With extreme weather patterns this past season driving up the use of natural gas, what role do buildings play in helping regulate energy demand? Fresh Energy sees the efficiency of our buildings as an essential piece in solving the clean energy puzzle.
Currently 40 percent of Minnesota’s energy output is consumed by our building sector— given our cold winters and hot summers, it’s not hard to see why. But to meet ambitious carbon reduction goals, our state needs better energy efficiency across our buildings and places of residence.
Retrofitting existing buildings and homes to maximize energy savings is a solid start. In 2013 and 2014—the very same years we saw the last polar vortex—our state’s Conservation Improvement Program achieved electric and natural gas savings equaling approximately 1.7 million tons of avoided CO2 emissions. Better yet, these massive savings occurred completely through energy efficiency improvements to existing buildings. And it’s cost-effective: a recent study on the economic impact of utility savings programs found that for every dollar invested, energy efficiency programs provide $4 to $4.30 in energy savings, environmental benefits, and new economic activity for Minnesota.
New buildings provide opportunities for much greater efficiency—which is particularly crucial during extreme weather. When a home or commercial building is developed with an efficient “envelope,” it greatly reduces energy needs. Super-efficient, net-zero buildings—such as the plans for Saint Paul’s Ford Site redevelopment—can put Minnesota on the map as a clean energy leader and create a model for others to emulate. Fresh Energy is working hard to make sure that new developments, particularly those with public funding, provide cutting-edge efficiency that sets the stage for being powered without natural gas and with small amounts of renewable electricity.

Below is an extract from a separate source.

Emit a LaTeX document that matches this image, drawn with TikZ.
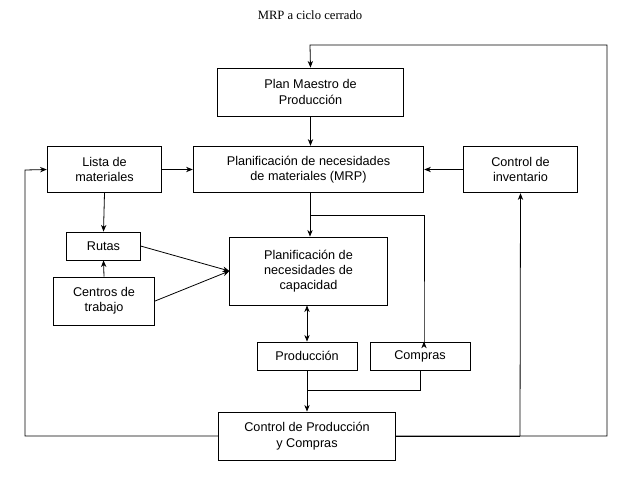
\documentclass[tikz,border=0pt]{standalone}
\usepackage{fontspec}
\setmainfont{Liberation Sans}
\newfontfamily\serifttl{Liberation Serif}
\usetikzlibrary{arrows.meta}
\begin{document}
\begin{tikzpicture}[x=0.75pt,y=-0.75pt,
  bx/.style={draw,line width=0.6pt,align=center,font=\fontsize{9.5}{11.5}\selectfont,inner sep=1pt},
  ln/.style={line width=0.6pt,-{Stealth[length=5pt,width=4pt]}},
  pl/.style={line width=0.6pt}]
\useasboundingbox (0,0) rectangle (640,476);
\node[font=\serifttl\fontsize{9.5}{11}\selectfont] (title) at (310,15) {MRP a ciclo cerrado};
\node[bx,minimum width=139pt,minimum height=36pt] (pm) at (310.5,92) {Plan Maestro de\\Producción};
\node[bx,minimum width=86pt,minimum height=35pt] (lm) at (104.5,169.5) {Lista de\\materiales};
\node[bx,minimum width=173pt,minimum height=35pt] (mrp) at (308.5,169.5) {Planificación de necesidades\\de materiales (MRP)};
\node[bx,minimum width=86pt,minimum height=35pt] (ci) at (520.5,169.5) {Control de\\inventario};
\node[bx,minimum width=55pt,minimum height=21pt] (ru) at (103.5,246) {Rutas};
\node[bx,minimum width=118pt,minimum height=51pt] (cap) at (308.5,271) {Planificación de\\necesidades de\\capacidad};
\node[bx,minimum width=76pt,minimum height=36pt] (ct) at (104,301) {Centros de\\trabajo};
\node[bx,minimum width=75pt,minimum height=21pt] (pr) at (307,356) {Producción};
\node[bx,minimum width=75pt,minimum height=21pt] (co) at (420,356) {Compras};
\node[bx,minimum width=133pt,minimum height=36pt] (cpc) at (307,436) {Control de Producción\\y Compras};
\coordinate (j1) at (310,215);
\coordinate (j2) at (310,390);
\coordinate (r1) at (520,436);
% connectors
\draw[ln] (cpc.east) -- (607,436) -- (607,45) -- (310,45) -- (pm.north);
\draw[pl] (cpc.east) -- (r1);
\draw[ln] (r1) -- (ci.south);
\draw[ln] (pm.south) -- (pm.south|-mrp.north);
\draw[ln] (lm.east) -- (mrp.west);
\draw[ln] (ci.west) -- (mrp.west-|mrp.east);
\draw[ln] (j1|-mrp.south) -- (j1|-cap.north);
\draw[ln] (j1) -- (424,215) -- (424,346) -- (co.north-|424,0);
\draw[ln] (lm.south) -- (ru.north);
\draw[ln] (ct.north) -- (ru.south);
\draw[ln] (ru.east) -- (cap.west);
\draw[ln] (ct.east) -- (cap.west);
\draw[line width=0.6pt,{Stealth[length=5pt,width=4pt]}-{Stealth[length=5pt,width=4pt]}] (cap.south-|pr.north) -- (pr.north);
\draw[pl] (pr.south) -- (pr.south|-j2) -- (co.south|-j2) -- (co.south);
\draw[ln] (pr.south|-j2) -- (cpc.north);
\draw[ln] (cpc.west) -- (25,436) -- (25,170) -- (lm.west);
\end{tikzpicture}
\end{document}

We are also working to ensure that Minnesota has a strong building energy code, which sets the minimum efficiency required in any new home or commercial building.
The technology for energy-efficient and cost-effective construction is here and it’s time to deploy it at scale. Considering the huge expense of adding a new power plant to the grid or increasing natural gas capacity infrastructure, forward-thinking building codes and retrofit programs are a much more effective way to increase reliability of our existing utility systems.
Ultra-efficient homes and buildings are possible. Fresh Energy will be working this year to advocate for updates to the building code and to ensure energy efficiency programs work for all Minnesotans.